6 boneless, skinless chicken breasts
2 teaspoons seasoned salt
1 (10 ¾ ounce) can mushroom soup
8 ounces cream cheese
½ cup dry white wine
1 (0.7 ounce) package Italian dressing mix
8 ounces sliced fresh mushrooms
Sprinkle chicken with seasoned salt. Cook in batches in hot oil in large skillet over medium-high heat or until lightly browned. Place cooked chicken in 5-quart slow cooker. Leave drippings in skillet, adding soup, cream cheese, wine and dressing mix. Cook over medium heat, stirring constantly, 2 – 3 minutes or until cheese melts and mixture is smooth. Arrange mushrooms over chicken. Spoon soup mixture over top. Cover; cook on Low 4 hours. Stir well before serving. Serve with roasted vegetables and cooked rice.
Cherry Bread Pudding
Don’t know that Washington cut down the cherry tree, but truth is always the best policy.
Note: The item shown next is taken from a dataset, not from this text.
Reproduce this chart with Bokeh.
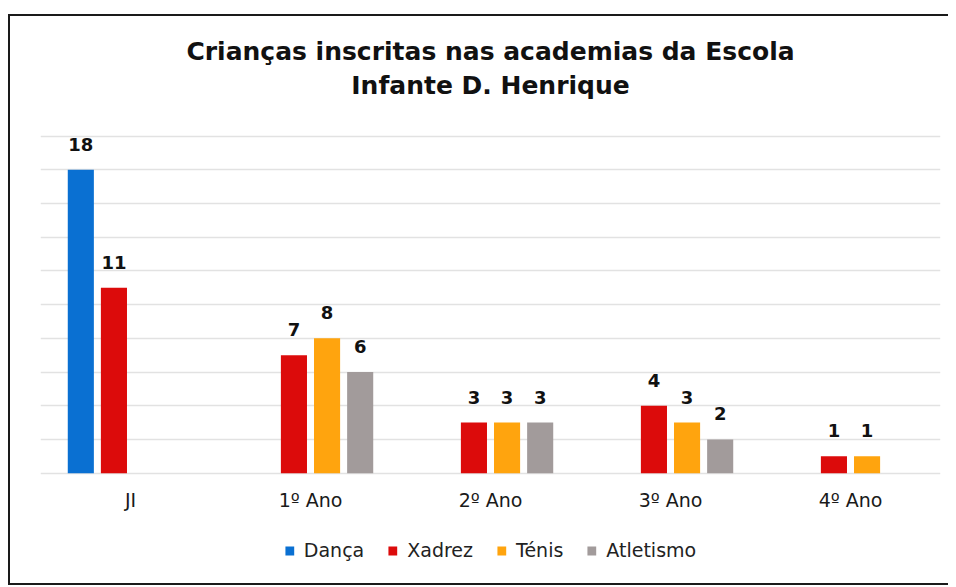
import numpy as np
from bokeh.plotting import figure
from bokeh.models import (ColumnDataSource, FactorRange, Range1d, LabelSet, Label,
                          SingleIntervalTicker, Legend)
from bokeh.core.properties import value
from bokeh.transform import dodge
from bokeh.embed import file_html
from bokeh.resources import INLINE

nan = float("nan")
title_lines = ["Crianças inscritas nas academias da Escola", "Infante D. Henrique"]
categories = ["JI", "1º Ano", "2º Ano", "3º Ano", "4º Ano"]
series_names = ["Dança", "Xadrez", "Ténis", "Atletismo"]
danca = [18, nan, nan, nan, nan]
xadrez = [11, 7, 3, 4, 1]
tenis = [nan, 8, 3, 3, 1]
atletismo = [nan, 6, 3, 2, nan]
colors = ["#0a70d2", "#dc0b0b", "#ffa40e", "#a29b9b"]
offsets = [-0.276, -0.092, 0.092, 0.276]
FONT = "DejaVu Sans"

p = figure(x_range=FactorRange(factors=categories, range_padding=0), y_range=Range1d(-6.78, 27.09),
           width=940, height=571, output_backend="svg", toolbar_location=None,
           min_border_left=30, min_border_right=10, min_border_top=0, min_border_bottom=0)
p.styles = {"border-left": "2px solid #1a1a1a", "border-top": "2px solid #1a1a1a",
            "border-bottom": "2px solid #1a1a1a", "border-right": "0px none",
            "box-sizing": "border-box", "margin-left": "8px", "margin-top": "14px"}

p.title.visible = False
p.outline_line_color = None
p.background_fill_color = "white"
p.border_fill_color = "white"
p.yaxis.visible = False
p.xaxis.visible = False
p.ygrid.ticker = SingleIntervalTicker(interval=2)
p.ygrid.bounds = (0, 20)
p.ygrid.grid_line_color = "#e2e2e2"
p.ygrid.grid_line_width = 1.5
p.xgrid.grid_line_color = None

# title (two centred lines)
for txt, ty in zip(title_lines, [25.04, 23.01]):
    p.add_layout(Label(x=len(categories) / 2, y=ty, text=txt, text_align="center",
                       text_baseline="alphabetic", text_font=FONT, text_font_style="bold",
                       text_font_size="25px", text_color="#111111"))

# category labels (x axis)
cat_src = ColumnDataSource(dict(cat=categories, y=[0] * len(categories)))
p.add_layout(LabelSet(x="cat", y="y", text="cat", source=cat_src, y_offset=-34,
                      text_align="center", text_baseline="alphabetic",
                      text_font=value(FONT), text_font_size="19px", text_color="#1a1a1a"))

keys = ["danca", "xadrez", "tenis", "atletismo"]
series = [danca, xadrez, tenis, atletismo]
src = ColumnDataSource(dict(cat=categories, **{k: np.array(v, dtype=float) for k, v in zip(keys, series)}))
items = []
for k, vals, name, col, off in zip(keys, series, series_names, colors, offsets):
    r = p.vbar(x=dodge("cat", off, range=p.x_range), top=k, bottom=0, width=0.145, source=src,
               fill_color=col, line_color=None)
    items.append((name, [r]))
    lc = [c for c, v in zip(categories, vals) if v == v]
    lv = [v for v in vals if v == v]
    ls = ColumnDataSource(dict(cat=lc, val=lv, txt=[str(int(v)) for v in lv]))
    p.add_layout(LabelSet(x=dodge("cat", off, range=p.x_range), y="val", text="txt", source=ls,
                          text_align="center", text_baseline="alphabetic", y_offset=19,
                          text_font=value(FONT), text_font_style="bold", text_font_size="18px",
                          text_color="#111111"))

legend = Legend(items=items, orientation="horizontal", location="bottom_center",
                glyph_width=11, glyph_height=11, label_standoff=9, spacing=23,
                label_text_font=FONT, label_text_font_size="19px", label_text_color="#222222",
                border_line_color=None, background_fill_alpha=0, margin=26, padding=6)
p.add_layout(legend, "center")

open("out.html", "w").write(file_html(p, INLINE))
1 loaf French bread, cut into 1-inch cubes
2 cups low fat milk
6 ounces fat-free evaporated milk
1 cup sugar
1 tablespoon melted margarine or butter
1 teaspoon vanilla flavoring
¾ teaspoon ground cinnamon
Place bread cubes in an 11 x 7 inch lightly greased baking pan or six 8-ounce greased ramekins. Whisk other ingredients together until blended. Pour over bread, gently shake dish; let stand 30 minutes. Bake in 350° oven for 30 – 35 minutes until set. Let stand for 10 minutes. For cherry sauce: combine a 15-ounce can tart pitted cherries in water, 3 tablespoons light brown sugar and 2 tablespoons cherry-flavored liqueur (or 1 teaspoon cherry flavoring plus 1 tablespoon water). Cook over medium heat until most of the liquid is reduced. Top each serving of bread pudding with a spoon of sauce.